De même, Jeanne, qui souhaitait vivement sortir de sa situation de chômage de longue durée, a pris la décision d'accepter un poste en CES de surveillante dans un collège, après plusieurs entretiens avec la conseillère, au cours desquels elle avait tenté d'élaborer un projet de reconversion et de formation. La proposition de travail, telle une perche tendue par la conseillère, a été immédiatement acceptée : "Je me suis lancée, je me suis pas trop posé de questions.. Je m'étais donné le 1er septembre pour repartir dans la vie professionnelle et j'ai dû la rencontrer (la conseillère) le 6 septembre".
Quand les témoins n’ont mentionné ni déclic ni mise en mouvement pendant ou à la suite des entretiens — cas de sept personnes—, ceux-ci ont pu intervenir auparavant. En effet, une période de chômage ou un changement brutal dans la situation de travail sont l'occasion de nombreuses prises de conscience et mises en mouvement, comme pour Géraldine, qui a commencé sa remise en question professionnelle après un changement de direction dans son entreprise. Il n'y a pas eu déclic également parce que le mouvement a été plus progressif, comme pour Jacques et Paul. La prestation d'orientation n'a rien provoqué de substantiel pour Sarah, qui n'a pu aboutir à un projet professionnel concret, ni pour Antoine, dont le projet était déjà élaboré. Enfin, à l'image de Sonia, s'il y a eu des prises de conscience, une mise en mouvement liée à un ensemble d'évolutions personnelles, il n'y a pas eu de déclic pour une élaboration de projet plus avancée. Dans le cas d'Alain, le déclic, que nous n'avons pas considéré comme tel, aurait plutôt été une manœuvre arrière, qui lui fait abandonner toute idée de projet de reconversion pour revenir, sans beaucoup de conviction, à son ancien métier ; il s'agit d'un "projet en creux", qui pourrait faire douter d'une réalisation vécue positivement.

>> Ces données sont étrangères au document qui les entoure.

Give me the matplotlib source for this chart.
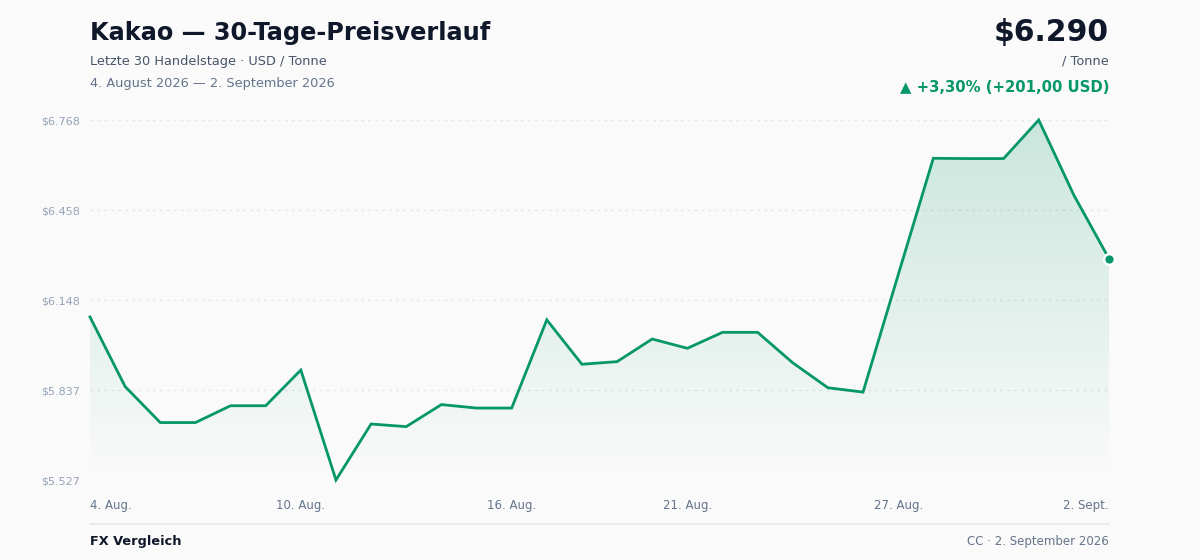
import numpy as np
import pandas as pd
import matplotlib
matplotlib.use("Agg")
import matplotlib.pyplot as plt
from matplotlib.ticker import FuncFormatter

# Kakao, USD / Tonne, last 30 days
dates = pd.date_range("2026-08-04", "2026-09-02", freq="D")
prices = [6089, 5849, 5725, 5725, 5783, 5783, 5906, 5527, 5720, 5711,
          5787, 5775, 5775, 6079, 5926, 5935, 6013, 5981, 6036, 6036,
          5931, 5845, 5830, 6234, 6636, 6635, 6635, 6768, 6509, 6290]
tick_dates = ["2026-08-04", "2026-08-10", "2026-08-16", "2026-08-21",
              "2026-08-27", "2026-09-02"]
tick_labels = ["4. Aug.", "10. Aug.", "16. Aug.", "21. Aug.", "27. Aug.", "2. Sept."]

GREEN = "#059669"
BG = "#fafafa"

plt.rcParams["font.family"] = ["DejaVu Sans"]
fig = plt.figure(figsize=(12, 5.6), dpi=100, facecolor=BG)
ax = fig.add_axes([90 / 1200, 1 - 480 / 560, 1019 / 1200, 360 / 560])
ax.set_facecolor(BG)

x = np.arange(len(prices))
y = np.array(prices, dtype=float)
lo, hi = y.min(), y.max()

# gradient fill under the line
fill = ax.fill_between(x, y, lo, color="none", lw=0)
grad = np.linspace(0.0, 1.0, 256).reshape(-1, 1)
img = ax.imshow(grad, extent=[0, len(x) - 1, lo, hi], origin="lower",
                aspect="auto", cmap=matplotlib.colors.LinearSegmentedColormap.from_list(
                    "g", [(0.02, 0.59, 0.41, 0.0), (0.02, 0.59, 0.41, 0.2)]),
                zorder=1)
img.set_clip_path(fill.get_paths()[0], transform=ax.transData)

ax.plot(x, y, color=GREEN, lw=2, zorder=3, clip_on=False, solid_joinstyle="miter")
ax.scatter([x[-1]], [y[-1]], s=60, color=GREEN, edgecolor="white", linewidth=1.8,
           zorder=4, clip_on=False)

ax.set_xlim(0, len(x) - 1)
ax.set_ylim(lo, hi)
yt = np.linspace(lo, hi, 5)
ax.set_yticks(yt)
ax.yaxis.set_major_formatter(FuncFormatter(lambda v, p: "$" + f"{v:,.0f}".replace(",", ".")))
ax.grid(axis="y", color="#e5e7eb", lw=1, ls=(0, (2, 3)))
ax.set_axisbelow(True)

pos = [dates.get_loc(pd.Timestamp(d)) for d in tick_dates]
ax.set_xticks(pos)
ax.set_xticklabels(tick_labels)
lbls = ax.get_xticklabels()
lbls[0].set_ha("left")
lbls[-1].set_ha("right")

ax.tick_params(axis="y", length=0, pad=7.5, labelsize=8, labelcolor="#94a3b8")
ax.tick_params(axis="x", length=0, pad=14, labelsize=8.5, labelcolor="#64748b")
for s in ax.spines.values():
    s.set_visible(False)

# header
L, R = 90 / 1200, 1109 / 1200
fig.text(L, 1 - 33 / 560, "Kakao — 30-Tage-Preisverlauf", fontsize=17.3, fontweight="bold",
         color="#0f172a", va="center", ha="left")
fig.text(L, 1 - 61 / 560, "Letzte 30 Handelstage · USD / Tonne", fontsize=9.3,
         color="#475569", va="center", ha="left")
fig.text(L, 1 - 83 / 560, "4. August 2026 — 2. September 2026", fontsize=9.3,
         color="#64748b", va="center", ha="left")

last = prices[-1]
change = last - prices[0]
pct = change / prices[0] * 100
fig.text(R, 1 - 32 / 560, "$" + f"{last:,.0f}".replace(",", "."), fontsize=21.5,
         fontweight="bold", color="#0f172a", va="center", ha="right")
fig.text(R, 1 - 61 / 560, "/ Tonne", fontsize=9.3, color="#475569", va="center", ha="right")
fig.text(R, 1 - 87 / 560, f"▲ +{pct:.2f}% (+{change:.2f} USD)".replace(".", ","),
         fontsize=10.7, fontweight="bold", color=GREEN, va="center", ha="right")

# footer
fig.add_artist(plt.Line2D([L, R], [1 - 524 / 560] * 2, color="#e5e7eb", lw=1.2))
fig.text(L, 1 - 541 / 560, "FX Vergleich", fontsize=9.3, fontweight="bold",
         color="#0f172a", va="center", ha="left")
fig.text(R, 1 - 541 / 560, "CC · 2. September 2026", fontsize=8.5,
         color="#64748b", va="center", ha="right")

fig.savefig("out.png", dpi=100, facecolor=BG)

Mathieu décrit bien les aléas d'une mise en mouvement partielle qui, tel un soufflet, retombe, par insuffisance de désir :"très souvent je me dis, c'est là-dedans qu'il faut que tu te lances, dans tel ou tel domaine et puis bon, passé un certain temps, ça se déroule pas tout à fait comme je veux et ça retombe, le soufflet retombe et je me dis, finalement t'as peut-être bien fait de ne pas te lancer là-dedans". On pourrait dire que, dans ce dialogue intérieur, l'imaginaire — l'idée de projet — ne rejoint pas la source existentielle de la personne qu'est son désir profond. Il reconnaît que les conditions favorables à la réalisation de son projet personnel sont à trouver en lui et il n'est pas certain qu'une prestation de plus longue durée soit en mesure de déclencher une mise en mouvement intérieur :"si moi je sais pas ce que je veux faire ! ça doit être dur pour quelqu'un d'autre d'arriver à savoir ce que moi je veux faire !". Dans ce cas, le travail d'orientation qui s'est limité à l'exploration professionnelle, malgré la sollicitation d'aller plus loin dans la réflexion de la part de la conseillère, n'a pas été un facteur suffisant.
Gérard MILLER, sous la direction de, Lacan, Paris, Bordas, 1987, pp.81-82.
Nous convenons qu'il est difficile de distinguer clairement ce qui se dégage de la prise de conscience en dehors de la relation avec la conseillère, dans la mesure où la prise de conscience a pu survenir à la suite d'une parole de la conseillère. De plus, si on analyse le discours des personnes, certaines ont plus tendance à parler de l'action de la conseillère, d'autres sont plus enclines à mettre l'accent sur la prise de conscience, selon leur mode de perception ou d'expression.